- Born: October 10, 1926 Binghamton, New York, U.S.
- Died: January 11, 2022 (aged 95)

= Orlando Busino =

American cartoonist (1926–2022)

Orlando Busino (October 10, 1926 – January 11, 2022) was an American cartoonist whose cartoons appeared in McCalls, Reader's Digest, Good Housekeeping, Saturday Evening Post, and many other magazines. Among his creations were "Gus," the long-running series of cartoons about a large dog that appeared in Boys' Life magazine.

== Early life ==
Busino grew up in Binghamton, New York. His interest in cartooning started at the age of 9 and by age 14 he sold his first cartoon and gag to the New York Daily Mirror. Busino also won cartoon contests in Open Road for Boys Magazine. In high school, Orlando drew cartoons for the school newspaper, including a regular called "Bulldog, with Central, the Wonder Dog," a super-hero style comic strip. He was drafted into the United States Army and served in Panama at the Albrook Air Force Station for twenty months from 1945 to 1947. While there he drew for the army unit newspaper.

After leaving the army, Busino went to Triple Cities College of Syracuse University (now Binghamton University) and then the University of Iowa, where he graduated in 1952. He drew cartoons both at the Triple Cities College student newspaper and at The Daily Iowan.

== Career ==
After graduating, he moved to New York City where he enrolled in the Cartoonists and Illustrators School at night, while working during the day in the ad department of the Macmillan Publishing Company. After a year of working there, he sold his first cartoon to the Saturday Evening Post, and remained a freelance cartoonist ever since.
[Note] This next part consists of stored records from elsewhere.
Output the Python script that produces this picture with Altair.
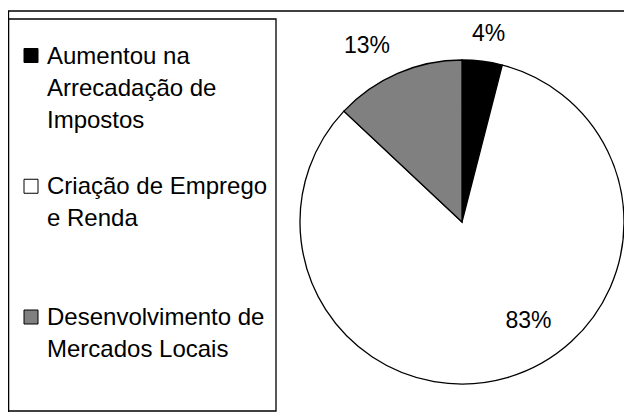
import altair as alt
import pandas as pd

# ---- data ----
categories = [
    "Aumentou na Arrecadação de Impostos",
    "Criação de Emprego e Renda",
    "Desenvolvimento de Mercados Locais",
]
legend_lines = [
    "Aumentou na|Arrecadação de|Impostos",
    "Criação de Emprego|e Renda",
    "Desenvolvimento de|Mercados Locais",
]
values = [4, 83, 13]
pct_labels = ["4%", "83%", "13%"]
slice_order = [0, 1, 2]

# ---- styles ----
colors = ["#000000", "#ffffff", "#808080"]
FONT = "Liberation Sans"
W, H = 616, 404
CX, CY, R = 454, 214, 162
# label placement per slice: (radius, dx, dy)
label_style = {"4%": (189, 3, 0), "13%": (199, -16, 7), "83%": (113, 35, -10)}

df = pd.DataFrame({
    "cat": categories,
    "lines": legend_lines,
    "value": values,
    "label": pct_labels,
    "idx": slice_order,
})

base = alt.Chart(df)
color = alt.Color("cat:N", scale=alt.Scale(domain=categories, range=colors), legend=None)
theta_scale = alt.Scale(domain=[0, 100])

pie = base.mark_arc(outerRadius=R, stroke="black", strokeWidth=1.3).encode(
    theta=alt.Theta("value:Q", stack=True, scale=theta_scale),
    order=alt.Order("idx:Q"),
    color=color,
    x=alt.value(CX),
    y=alt.value(CY),
)

label_layers = []
for lab in pct_labels:
    r, dx, dy = label_style[lab]
    label_layers.append(
        base.transform_stack(
            stack="value", groupby=[], as_=["v0", "v1"],
            sort=[alt.SortField("idx", order="ascending")],
        ).transform_calculate(mid="(datum.v0 + datum.v1) / 2")
        .transform_filter(alt.datum.label == lab)
        .mark_text(radius=r, dx=dx, dy=dy, fontSize=23, font=FONT, color="black")
        .encode(
            theta=alt.Theta("mid:Q", scale=theta_scale),
            text="label:N",
            x=alt.value(CX),
            y=alt.value(CY),
        )
    )

ysc = alt.Y(
    "cat:N",
    scale=alt.Scale(type="point", domain=categories, range=[47.5, 309], padding=0),
    axis=None,
)

squares = base.mark_point(
    shape="square", size=196, filled=True, stroke="black", strokeWidth=1, opacity=1
).encode(x=alt.value(23), y=ysc, color=color)

texts = base.transform_calculate(ln="split(datum.lines, '|')").mark_text(
    align="left", baseline="alphabetic", dy=8, lineHeight=32, fontSize=24, font=FONT, color="black"
).encode(x=alt.value(39), y=ysc, text="ln:N")

one = alt.Data(values=[{"a": 1}])
outer = alt.Chart(one).mark_rect(fillOpacity=0, stroke="black", strokeWidth=1.3).encode(
    x=alt.value(0.5), x2=alt.value(W + 20), y=alt.value(3), y2=alt.value(H + 20)
)
legend_box = alt.Chart(one).mark_rect(fillOpacity=0, stroke="black", strokeWidth=1.3).encode(
    x=alt.value(0.5), x2=alt.value(268), y=alt.value(11), y2=alt.value(403)
)

chart = alt.layer(outer, legend_box, pie, *label_layers, squares, texts).properties(
    width=W, height=H, padding=0, autosize=alt.AutoSizeParams(type="none"), background="white"
).configure_view(stroke=None)

chart.save("out.html", embed_options={"renderer": "svg", "actions": False})
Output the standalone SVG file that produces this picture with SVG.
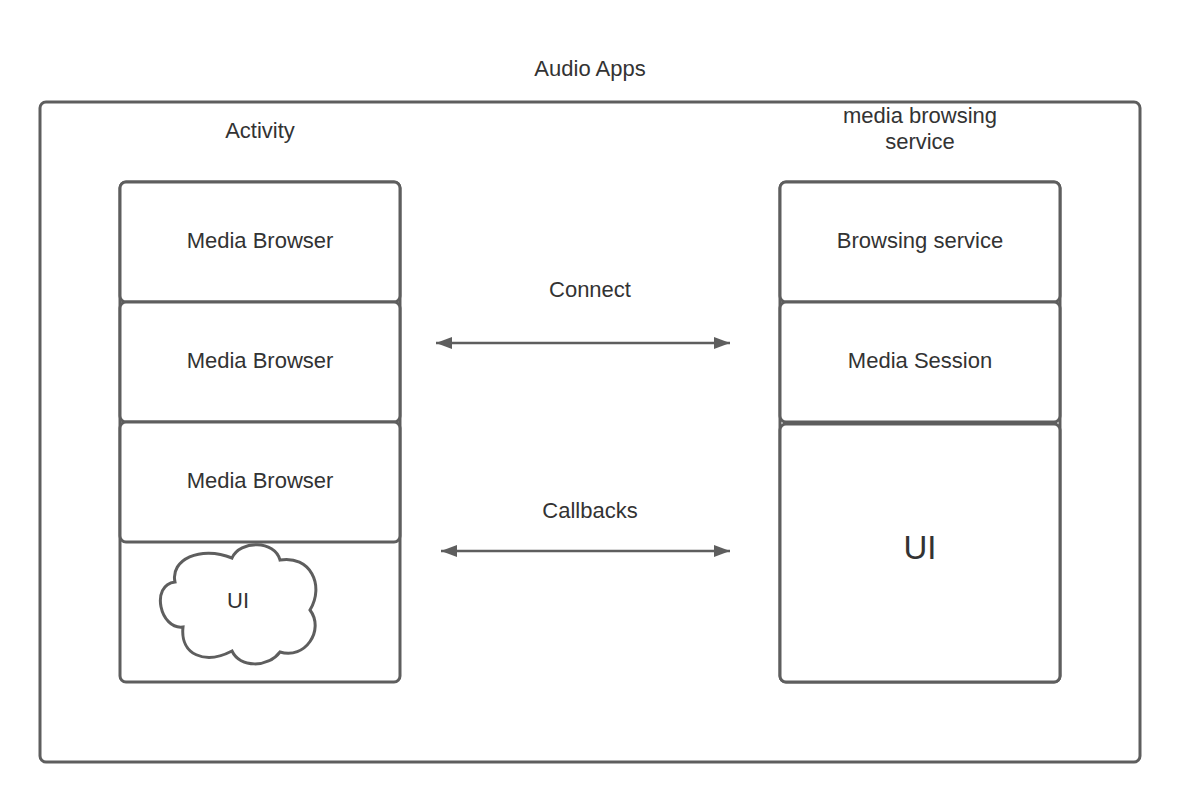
<svg xmlns="http://www.w3.org/2000/svg" width="1180" height="802" viewBox="0 0 1180 802">
<style>
.box{fill:#ffffff;stroke:#5e5e5e;stroke-width:3}
.t{font-family:"Liberation Sans",Arial,sans-serif;font-size:22px;fill:#333333;text-anchor:middle}
.conn{stroke:#5e5e5e;stroke-width:2.5;fill:none}
</style>
<defs>
<marker id="ah" viewBox="0 0 16 12" refX="16" refY="6" markerWidth="16" markerHeight="12" markerUnits="userSpaceOnUse" orient="auto-start-reverse">
<path d="M0,0 L16,6 L0,12 Z" fill="#5e5e5e"/>
</marker>
</defs>
<rect width="1180" height="802" fill="#ffffff"/>
<text class="t" x="590" y="76">Audio Apps</text>
<g id="audio-apps">
<rect class="box" x="40" y="102" width="1100" height="660" rx="6"/>
</g>
<g id="activity">
<text class="t" x="260" y="138">Activity</text>
<rect class="box" x="120" y="182" width="280" height="500" rx="6"/>
</g>
<g id="media-browser-1">
<rect class="box" x="120" y="182" width="280" height="120" rx="6"/>
<text class="t" x="260" y="248">Media Browser</text>
</g>
<g id="media-browser-2">
<rect class="box" x="120" y="302" width="280" height="120" rx="6"/>
<text class="t" x="260" y="368">Media Browser</text>
</g>
<g id="media-browser-3">
<rect class="box" x="120" y="422" width="280" height="120" rx="6"/>
<text class="t" x="260" y="488">Media Browser</text>
</g>
<g id="ui-cloud">
<path class="box" d="M175,582 C170,560 200,545 232,558 C240,540 275,540 280,560 C310,555 325,585 310,610 C325,630 305,660 280,652 C268,668 240,668 232,651 C205,665 180,655 183,627 C160,630 150,585 175,582 Z"/>
<text class="t" x="238" y="608">UI</text>
</g>
<g id="media-browsing-service">
<text class="t" x="920" y="123">media browsing</text>
<text class="t" x="920" y="149">service</text>
<rect class="box" x="780" y="182" width="280" height="500" rx="6"/>
</g>
<g id="browsing-service">
<rect class="box" x="780" y="182" width="280" height="120" rx="6"/>
<text class="t" x="920" y="248">Browsing service</text>
</g>
<g id="media-session">
<rect class="box" x="780" y="302" width="280" height="120" rx="6"/>
<text class="t" x="920" y="368">Media Session</text>
</g>
<g id="ui-right">
<rect class="box" x="780" y="424" width="280" height="258" rx="6"/>
<text class="t" x="920" y="559" style="font-size:33px">UI</text>
</g>
<g id="connectors">
<line class="conn" x1="436" y1="343" x2="730" y2="343" marker-start="url(#ah)" marker-end="url(#ah)"/>
<text class="t" x="590" y="297">Connect</text>
<line class="conn" x1="441" y1="551" x2="730" y2="551" marker-start="url(#ah)" marker-end="url(#ah)"/>
<text class="t" x="590" y="518">Callbacks</text>
</g>
</svg>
Busino also worked for Archie Comics working with George Gladir in the 1960s, doing covers, illustrations, and stories for "Tales Calculated To Drive You Bats." This work was later reprinted in Archie's Madhouse.

In addition to contributing cartoons to a number of leading magazines, Orlando Busino had a long-running series of cartoons called "Gus" in Boys' Life. It was about the antics of a large white dog named Gus. The cartoon first appeared in Boys' Life in January 1970. It took over the honor spot on the "Think & Grin" page and remained there ever since. Gus appeared on the cover of Boys' Life in December 1981.

== Personal life and death ==
Busino lived in Ridgefield, Connecticut. He died on January 11, 2022, at the age of 95.

== Awards ==
He received the National Cartoonist Society Gag Cartoon Award for 1965, 1967, and 1968 for his work.

== Books ==
His cartoons have been anthologized in two books, Good Boy! and Other Animal Cartoons (1980) and Oh, Gus! (1981).